| Objective |
Could you transcribe every record below exactly as written, leaving out any pictures?

| Stored data entries |
--------------------------------

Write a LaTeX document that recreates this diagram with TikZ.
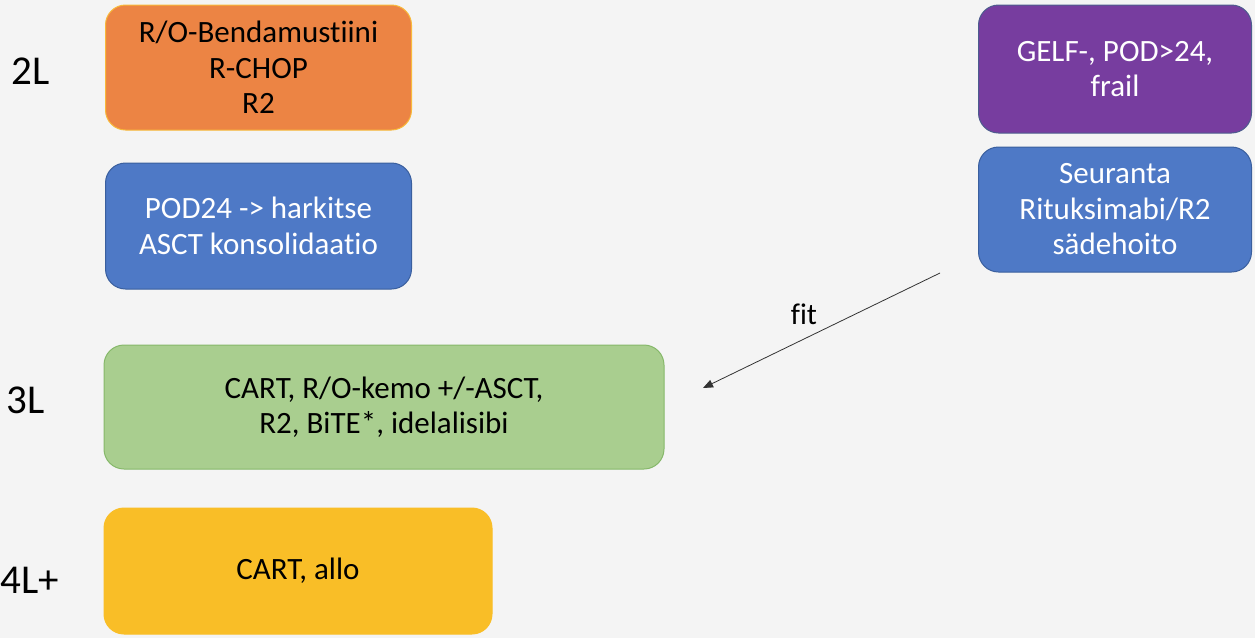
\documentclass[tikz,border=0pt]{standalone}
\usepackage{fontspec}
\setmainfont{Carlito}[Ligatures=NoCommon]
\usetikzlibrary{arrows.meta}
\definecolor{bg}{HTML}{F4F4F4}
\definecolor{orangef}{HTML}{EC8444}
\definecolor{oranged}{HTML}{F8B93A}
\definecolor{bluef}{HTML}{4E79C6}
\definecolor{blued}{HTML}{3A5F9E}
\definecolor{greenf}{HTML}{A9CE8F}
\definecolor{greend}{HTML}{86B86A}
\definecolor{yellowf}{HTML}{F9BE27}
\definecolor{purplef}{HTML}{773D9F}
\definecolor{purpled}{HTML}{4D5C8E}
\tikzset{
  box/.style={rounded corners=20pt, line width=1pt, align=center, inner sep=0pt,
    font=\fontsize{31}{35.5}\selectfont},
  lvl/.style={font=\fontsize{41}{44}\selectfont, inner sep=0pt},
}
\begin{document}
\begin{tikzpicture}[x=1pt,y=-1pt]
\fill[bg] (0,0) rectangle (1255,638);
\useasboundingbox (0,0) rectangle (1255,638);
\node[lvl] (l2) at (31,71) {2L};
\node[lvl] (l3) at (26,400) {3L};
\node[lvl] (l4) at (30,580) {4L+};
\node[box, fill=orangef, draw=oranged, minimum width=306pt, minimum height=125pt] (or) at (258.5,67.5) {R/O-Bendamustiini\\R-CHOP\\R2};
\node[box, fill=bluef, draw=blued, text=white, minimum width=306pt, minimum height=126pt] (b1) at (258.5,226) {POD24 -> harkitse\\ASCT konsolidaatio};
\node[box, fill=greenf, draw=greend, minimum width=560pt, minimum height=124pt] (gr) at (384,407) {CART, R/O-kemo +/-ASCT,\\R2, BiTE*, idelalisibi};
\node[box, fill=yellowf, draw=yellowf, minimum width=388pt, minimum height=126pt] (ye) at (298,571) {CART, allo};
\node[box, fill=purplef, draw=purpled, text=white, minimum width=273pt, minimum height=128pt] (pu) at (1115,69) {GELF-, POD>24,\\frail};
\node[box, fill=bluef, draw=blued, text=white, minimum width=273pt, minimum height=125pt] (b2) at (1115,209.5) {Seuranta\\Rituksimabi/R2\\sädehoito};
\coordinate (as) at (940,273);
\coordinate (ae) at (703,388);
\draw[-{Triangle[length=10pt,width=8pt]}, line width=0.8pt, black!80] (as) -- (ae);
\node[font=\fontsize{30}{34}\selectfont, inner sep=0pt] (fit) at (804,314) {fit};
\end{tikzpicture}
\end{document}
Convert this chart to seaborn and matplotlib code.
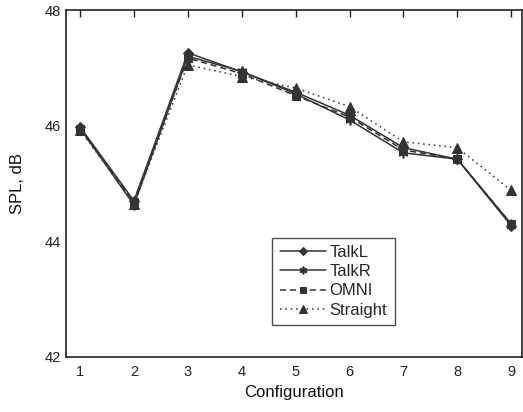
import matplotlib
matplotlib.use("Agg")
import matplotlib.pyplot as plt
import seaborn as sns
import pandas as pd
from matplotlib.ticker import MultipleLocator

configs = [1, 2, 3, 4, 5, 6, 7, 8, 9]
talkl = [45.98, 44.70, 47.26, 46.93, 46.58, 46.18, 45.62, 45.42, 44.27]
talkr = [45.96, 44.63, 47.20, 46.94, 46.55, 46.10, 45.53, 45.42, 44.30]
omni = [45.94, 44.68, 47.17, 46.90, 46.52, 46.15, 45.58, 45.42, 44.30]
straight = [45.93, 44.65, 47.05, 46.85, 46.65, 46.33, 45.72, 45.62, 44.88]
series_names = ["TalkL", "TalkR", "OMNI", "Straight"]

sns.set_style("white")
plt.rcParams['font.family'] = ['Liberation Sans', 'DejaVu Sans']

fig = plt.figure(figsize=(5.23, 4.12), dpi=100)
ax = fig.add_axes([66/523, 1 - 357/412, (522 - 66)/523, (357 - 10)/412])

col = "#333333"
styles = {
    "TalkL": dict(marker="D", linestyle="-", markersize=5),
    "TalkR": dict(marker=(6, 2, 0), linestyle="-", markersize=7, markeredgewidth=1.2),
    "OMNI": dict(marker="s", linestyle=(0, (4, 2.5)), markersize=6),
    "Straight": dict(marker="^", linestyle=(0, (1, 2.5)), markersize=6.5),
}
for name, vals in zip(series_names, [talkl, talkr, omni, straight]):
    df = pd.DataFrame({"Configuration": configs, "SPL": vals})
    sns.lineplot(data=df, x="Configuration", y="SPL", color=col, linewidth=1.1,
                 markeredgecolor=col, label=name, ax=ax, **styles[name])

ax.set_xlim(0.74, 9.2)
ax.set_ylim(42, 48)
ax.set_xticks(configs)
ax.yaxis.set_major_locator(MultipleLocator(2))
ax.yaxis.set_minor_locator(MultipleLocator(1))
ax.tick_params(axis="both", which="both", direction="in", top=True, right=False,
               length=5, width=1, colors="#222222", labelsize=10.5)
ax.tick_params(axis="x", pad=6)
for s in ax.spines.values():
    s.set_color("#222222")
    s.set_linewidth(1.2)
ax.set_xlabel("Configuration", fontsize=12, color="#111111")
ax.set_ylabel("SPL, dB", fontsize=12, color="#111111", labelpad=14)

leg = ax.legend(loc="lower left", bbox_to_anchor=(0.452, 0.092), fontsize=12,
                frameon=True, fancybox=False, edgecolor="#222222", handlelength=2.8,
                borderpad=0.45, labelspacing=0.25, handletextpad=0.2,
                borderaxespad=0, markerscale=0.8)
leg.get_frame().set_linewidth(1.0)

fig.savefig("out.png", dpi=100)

--------------------------------

| Exercise output |
Write a LaTeX document that recreates this diagram with TikZ.
\documentclass[tikz,border=0pt]{standalone}
\usepackage{fontspec}
\setmainfont{Carlito}[Ligatures=NoCommon]
\usetikzlibrary{arrows.meta}
\definecolor{bg}{HTML}{F4F4F4}
\definecolor{orangef}{HTML}{EC8444}
\definecolor{oranged}{HTML}{F8B93A}
\definecolor{bluef}{HTML}{4E79C6}
\definecolor{blued}{HTML}{3A5F9E}
\definecolor{greenf}{HTML}{A9CE8F}
\definecolor{greend}{HTML}{86B86A}
\definecolor{yellowf}{HTML}{F9BE27}
\definecolor{purplef}{HTML}{773D9F}
\definecolor{purpled}{HTML}{4D5C8E}
\tikzset{
  box/.style={rounded corners=20pt, line width=1pt, align=center, inner sep=0pt,
    font=\fontsize{31}{35.5}\selectfont},
  lvl/.style={font=\fontsize{41}{44}\selectfont, inner sep=0pt},
}
\begin{document}
\begin{tikzpicture}[x=1pt,y=-1pt]
\fill[bg] (0,0) rectangle (1255,638);
\useasboundingbox (0,0) rectangle (1255,638);
\node[lvl] (l2) at (31,71) {2L};
\node[lvl] (l3) at (26,400) {3L};
\node[lvl] (l4) at (30,580) {4L+};
\node[box, fill=orangef, draw=oranged, minimum width=306pt, minimum height=125pt] (or) at (258.5,67.5) {R/O-Bendamustiini\\R-CHOP\\R2};
\node[box, fill=bluef, draw=blued, text=white, minimum width=306pt, minimum height=126pt] (b1) at (258.5,226) {POD24 -> harkitse\\ASCT konsolidaatio};
\node[box, fill=greenf, draw=greend, minimum width=560pt, minimum height=124pt] (gr) at (384,407) {CART, R/O-kemo +/-ASCT,\\R2, BiTE*, idelalisibi};
\node[box, fill=yellowf, draw=yellowf, minimum width=388pt, minimum height=126pt] (ye) at (298,571) {CART, allo};
\node[box, fill=purplef, draw=purpled, text=white, minimum width=273pt, minimum height=128pt] (pu) at (1115,69) {GELF-, POD>24,\\frail};
\node[box, fill=bluef, draw=blued, text=white, minimum width=273pt, minimum height=125pt] (b2) at (1115,209.5) {Seuranta\\Rituksimabi/R2\\sädehoito};
\coordinate (as) at (940,273);
\coordinate (ae) at (703,388);
\draw[-{Triangle[length=10pt,width=8pt]}, line width=0.8pt, black!80] (as) -- (ae);
\node[font=\fontsize{30}{34}\selectfont, inner sep=0pt] (fit) at (804,314) {fit};
\end{tikzpicture}
\end{document}
Convert this chart to seaborn and matplotlib code.
import matplotlib
matplotlib.use("Agg")
import matplotlib.pyplot as plt
import seaborn as sns
import pandas as pd
from matplotlib.ticker import MultipleLocator

configs = [1, 2, 3, 4, 5, 6, 7, 8, 9]
talkl = [45.98, 44.70, 47.26, 46.93, 46.58, 46.18, 45.62, 45.42, 44.27]
talkr = [45.96, 44.63, 47.20, 46.94, 46.55, 46.10, 45.53, 45.42, 44.30]
omni = [45.94, 44.68, 47.17, 46.90, 46.52, 46.15, 45.58, 45.42, 44.30]
straight = [45.93, 44.65, 47.05, 46.85, 46.65, 46.33, 45.72, 45.62, 44.88]
series_names = ["TalkL", "TalkR", "OMNI", "Straight"]

sns.set_style("white")
plt.rcParams['font.family'] = ['Liberation Sans', 'DejaVu Sans']

fig = plt.figure(figsize=(5.23, 4.12), dpi=100)
ax = fig.add_axes([66/523, 1 - 357/412, (522 - 66)/523, (357 - 10)/412])

col = "#333333"
styles = {
    "TalkL": dict(marker="D", linestyle="-", markersize=5),
    "TalkR": dict(marker=(6, 2, 0), linestyle="-", markersize=7, markeredgewidth=1.2),
    "OMNI": dict(marker="s", linestyle=(0, (4, 2.5)), markersize=6),
    "Straight": dict(marker="^", linestyle=(0, (1, 2.5)), markersize=6.5),
}
for name, vals in zip(series_names, [talkl, talkr, omni, straight]):
    df = pd.DataFrame({"Configuration": configs, "SPL": vals})
    sns.lineplot(data=df, x="Configuration", y="SPL", color=col, linewidth=1.1,
                 markeredgecolor=col, label=name, ax=ax, **styles[name])

ax.set_xlim(0.74, 9.2)
ax.set_ylim(42, 48)
ax.set_xticks(configs)
ax.yaxis.set_major_locator(MultipleLocator(2))
ax.yaxis.set_minor_locator(MultipleLocator(1))
ax.tick_params(axis="both", which="both", direction="in", top=True, right=False,
               length=5, width=1, colors="#222222", labelsize=10.5)
ax.tick_params(axis="x", pad=6)
for s in ax.spines.values():
    s.set_color("#222222")
    s.set_linewidth(1.2)
ax.set_xlabel("Configuration", fontsize=12, color="#111111")
ax.set_ylabel("SPL, dB", fontsize=12, color="#111111", labelpad=14)

leg = ax.legend(loc="lower left", bbox_to_anchor=(0.452, 0.092), fontsize=12,
                frameon=True, fancybox=False, edgecolor="#222222", handlelength=2.8,
                borderpad=0.45, labelspacing=0.25, handletextpad=0.2,
                borderaxespad=0, markerscale=0.8)
leg.get_frame().set_linewidth(1.0)

fig.savefig("out.png", dpi=100)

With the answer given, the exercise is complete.